#### THE PROBLEM
Print, word for word, every line from the beginning of the listing up to and including the line with "blue] (bias) at". Pictures are to be excluded.

#### DATA SEGMENT
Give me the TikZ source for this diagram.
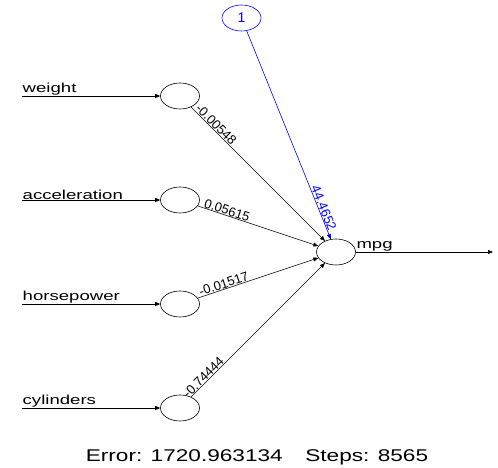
\documentclass[tikz,border=0pt]{standalone}
\usepackage{graphicx}
\usepackage{fontspec}
\setmainfont{Liberation Sans}
\usetikzlibrary{shapes.geometric,arrows.meta}
\newcommand{\wide}[1]{\scalebox{1.43}[1]{#1}}
\begin{document}
\begin{tikzpicture}[x=1pt,y=1pt,
  neuron/.style={draw, ellipse, minimum width=39, minimum height=26, inner sep=0pt, line width=0.6pt},
  wire/.style={-{Triangle[length=5pt,width=4pt]}, line width=0.6pt},
  inlabel/.style={anchor=south west, inner sep=0.5pt, font=\fontsize{13}{15}\selectfont},
  weightlabel/.style={sloped, above, inner sep=0.3pt, font=\fontsize{13}{15}\selectfont}]
\useasboundingbox[fill=white] (0,0) rectangle (498,468);

%Shape: Ellipses (input layer)
\node[neuron] (wn) at (180,372) {};
\node[neuron] (an) at (180,268) {};
\node[neuron] (hn) at (180,164) {};
\node[neuron] (cn) at (180,60) {};
%Shape: Ellipse (output)
\node[neuron] (out) at (336,216) {};
%Shape: Ellipse (bias)
\node[neuron, blue] (bias) at (241.5,450) {\fontsize{14}{16}\selectfont 1};

%Free ends
\coordinate (win) at (22,372);
\coordinate (ain) at (22,268);
\coordinate (hin) at (22,164);
\coordinate (cin) at (22,60);
\coordinate (yout) at (493,216);

% Text Node
\node[inlabel] (lw) at (win) {\wide{weight}};
\node[inlabel] (la) at (ain) {\wide{acceleration}};
\node[inlabel] (lh) at (hin) {\wide{horsepower}};
\node[inlabel] (lc) at (cin) {\wide{cylinders}};
\node[inlabel] (ly) at (out.east) {\wide{mpg}};

%Straight Lines (inputs)
\draw[wire] (win) -- (wn);
\draw[wire] (ain) -- (an);
\draw[wire] (hin) -- (hn);
\draw[wire] (cin) -- (cn);
%Straight Lines (weights)
\draw[wire] (wn) -- node[weightlabel, pos=0.16] {-0.00548} (out);
\draw[wire] (an) -- node[weightlabel, pos=0.23] {0.05615} (out);
\draw[wire] (hn) -- node[weightlabel, pos=0.23] {-0.01517} (out);
\draw[wire] (cn) -- node[weightlabel, pos=0.12] {-0.74444} (out);
\draw[wire, blue] (bias) -- node[weightlabel, pos=0.86] {44.4652} (out);
%Straight Lines (output)
\draw[wire] (out) -- (yout);

% Text Node
\node (err) at (257,11) {\scalebox{1.33}[1]{\fontsize{17}{20}\selectfont Error: 1720.963134\quad Steps: 8565}};

\end{tikzpicture}
\end{document}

#### ANSWER TO THE PROBLEM
Give me the TikZ source for this diagram.
\documentclass[tikz,border=0pt]{standalone}
\usepackage{graphicx}
\usepackage{fontspec}
\setmainfont{Liberation Sans}
\usetikzlibrary{shapes.geometric,arrows.meta}
\newcommand{\wide}[1]{\scalebox{1.43}[1]{#1}}
\begin{document}
\begin{tikzpicture}[x=1pt,y=1pt,
  neuron/.style={draw, ellipse, minimum width=39, minimum height=26, inner sep=0pt, line width=0.6pt},
  wire/.style={-{Triangle[length=5pt,width=4pt]}, line width=0.6pt},
  inlabel/.style={anchor=south west, inner sep=0.5pt, font=\fontsize{13}{15}\selectfont},
  weightlabel/.style={sloped, above, inner sep=0.3pt, font=\fontsize{13}{15}\selectfont}]
\useasboundingbox[fill=white] (0,0) rectangle (498,468);

%Shape: Ellipses (input layer)
\node[neuron] (wn) at (180,372) {};
\node[neuron] (an) at (180,268) {};
\node[neuron] (hn) at (180,164) {};
\node[neuron] (cn) at (180,60) {};
%Shape: Ellipse (output)
\node[neuron] (out) at (336,216) {};
%Shape: Ellipse (bias)
\node[neuron, blue] (bias) at (241.5,450) {\fontsize{14}{16}\selectfont 1};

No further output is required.